Synthetic gradients are learned models that predict backward signals so layers can update without waiting for true gradients. Max Jaderberg at DeepMind introduced this idea and demonstrated that decoupled training can break sequential dependencies between layers and enable asynchronous updates. The approach targets a core bottleneck in deep learning: the need to wait for backward propagation across long chains that slows wall-clock training and constrains parallelism.

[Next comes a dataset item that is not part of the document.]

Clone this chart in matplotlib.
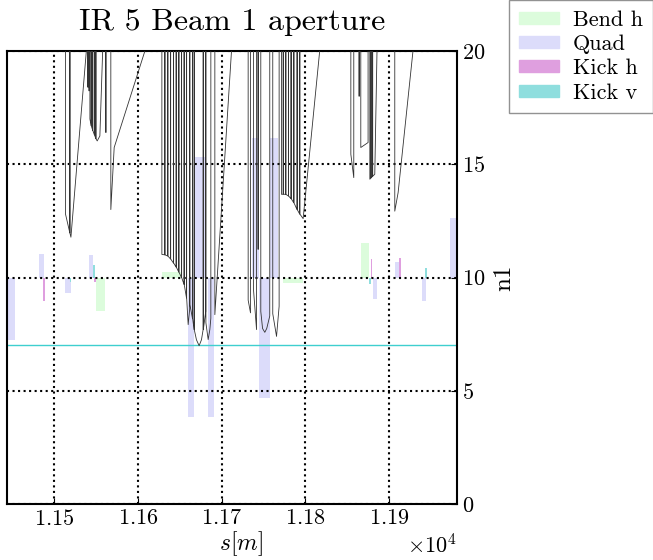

Practical limits for extremely large models

At very large scale, the theoretical benefit of bypassing blocking still meets practical costs. Synthetic-gradient models require extra parameters and local training objectives that approximate true gradients. That approximation can introduce bias and instability, so downstream layers may receive systematically wrong update signals. Large models with billions of parameters are especially sensitive because small biases can amplify across many layers and training steps. Hardware and systems techniques such as model parallelism, pipeline parallelism, and optimizer-level memory reductions have matured to address scale without changing local learning rules. These production techniques trade communication patterns and memory layout rather than replacing true gradients, which is why industry practice favors them for extremely large language and vision models. In constrained settings synthetic gradients can reduce synchronization cost, but they do not eliminate fundamental trade-offs between accuracy, stability, and overhead.

Consequences, relevance, and socio-environmental nuance

The relevance of synthetic gradients lies in exploring new algorithmic points in the design space of distributed learning. For research teams and smaller clusters, the ability to decouple modules can accelerate experimentation and reduce idle hardware time. For hyperscale deployments, however, the added model complexity and potential convergence issues often outweigh the synchronization savings. There are also cultural and territorial consequences: methods that demand new software stacks and careful debugging tend to concentrate expertise at well-resourced labs and cloud providers, shaping who can iterate on frontier models. Environmental implications are mixed because decoupling can reduce cross-node communication but may increase total computation by training auxiliary predictors; therefore net energy effects are context dependent.

Overall, synthetic gradients are an important research tool that illuminate alternatives to standard backpropagation, but they are not currently a practical panacea for training extremely large neural networks at industry scale because of approximation error, added system complexity, and the effectiveness of existing large-scale parallelism techniques.